Другая традиция, которую рассматривает автор – собрания крымских татар в деревнях, откуда были изгнаны их предки. Это собрания посвящены поминовению предков, как похороненных на деревенском кладбище до изгнания, так и умерших в изгнании.

Статья кандидата исторических наук, доцента МГУ З.У. Махмудовой посвящена теме «Государственная символика и идентичность на Кавказе (конец XIX – начало XXI вв.)». Автора интересует использование российских имперских символов кавказскими мастерами декоративно-прикладного искусства.   Она отмечает, что в начале ХХ века на Кавказе существовала своеобразная региональная мода на эти символы, которые не навязывались сверху и воспринимались населением вполне органично. Автор связывает это с интеграцией представителей народов Кавказа в военные структуры империи и предполагает, что эта мода была проявлением сопричастности населения к империи и благодарности за ее покровительство кавказским народам. С другой стороны, за советскими символами декоративного искусства Кавказа, по мысли автора, стояла идеология и контролирующее ее пропаганду государство. Дистанцию между пропагандистскими символами и людьми сократила Великая отечественная война. Но все же интеграции советской символики в кавказскую народную традицию не произошло (за исключением деполитизированной, например, олимпийской). После перестройки возрождается исламская символика, полностью вытеснившая семиотику советской пропаганды.  Отдельно автор обсуждает исламскую составляющую современной одежды народов Кавказа, и, в частности, «проблему хиджаба».

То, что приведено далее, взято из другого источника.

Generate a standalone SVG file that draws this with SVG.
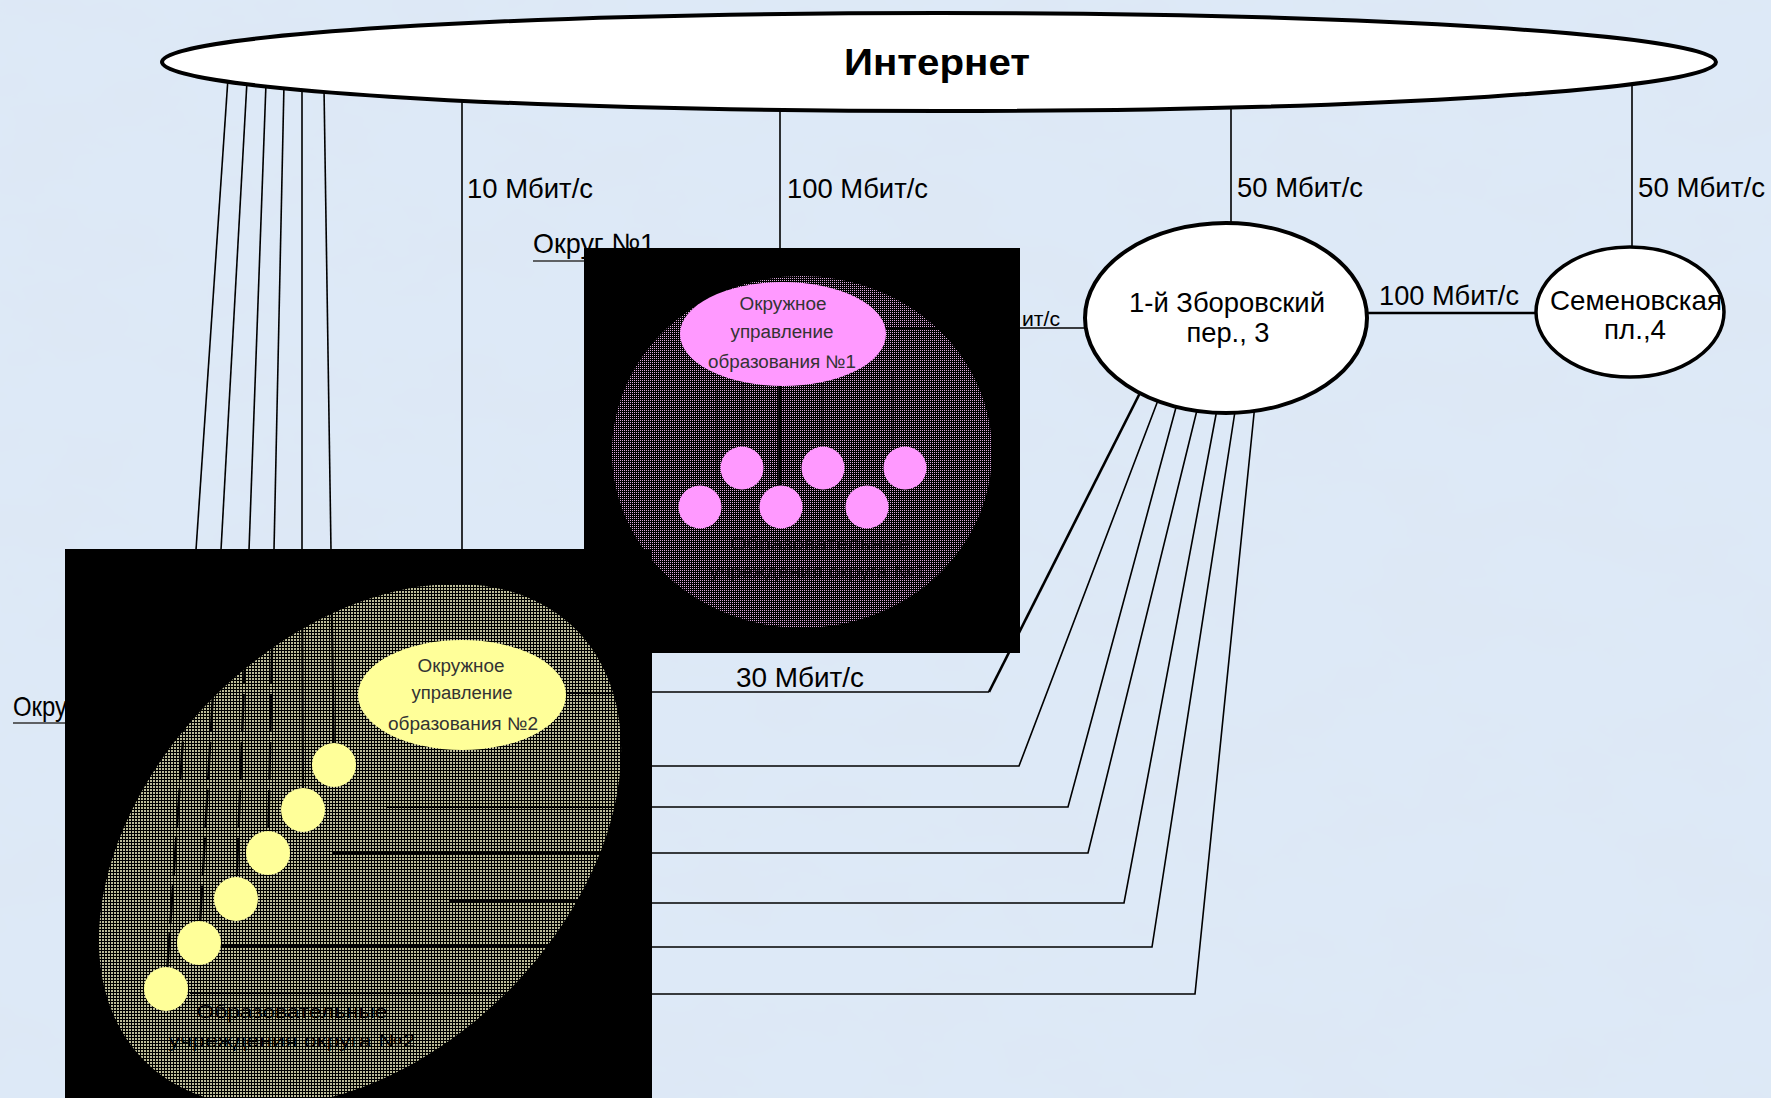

В статье доктора исторических наук, профессора МГУ, под редакцией которого вышел весь сборник, Александра Полунова «Этнополитические циклы в странах Запада и государственная национальная политика Российской Федерации» производится сопоставление воздействия властей и общества на этноконфессиональные отношения на Западе и в России. Автор отстаивает гипотезу, что развитие этнополитики в этих странах подчинено схожим циклам. Эти циклы на Западе выглядят следующим образом. До середины ХХ века там господствовала традиционная для классических либеральных государств-наций политика ассимиляционизма. Согласно ей, все этнические меньшинства и мигранты, желающие стать равноправными участниками гражданского общества, вынуждены были отказываться от своей идентичности и принимали идентичность «титульного народа» (французов во Франции, белых англосаксов в США). В 1960 – 1970-е годы на волне борьбы за права меньшинств возникает политика мультикультурализма, поощряющая наличие у меньшинств двух разных идентичностей – общегражданской и этнической. Мульткультурализм пережил расцвет в 1980 —1990-е годы, и хотя в 1990-е появились уже симптомы его кризиса, он сохранил влияние до первого десятилетия XXI века. Однако в наши дни и общественность стран Запада, и политическая элита выступают с критикой мультикультурализма. Они указывают на то, что эта политика способствует разделению западного общества на общины, не взаимодействующие друг с другом, и на сохранение у этнических меньшинств архаических практик, противоречащих принципам прав и свобод человека. В текущем десятилетии Запад переходит к новому циклу: частичному возвращению политики ассимиляционизма. Это выражается в требованиях к мигрантам и этническим меньшинствам знать и уважать языки и обычаи титульных народов, толерантно относиться к субкультурам Запада (например, гомосексуалистам), переходить к светским моделям поведения (запрет ношения хиджабов).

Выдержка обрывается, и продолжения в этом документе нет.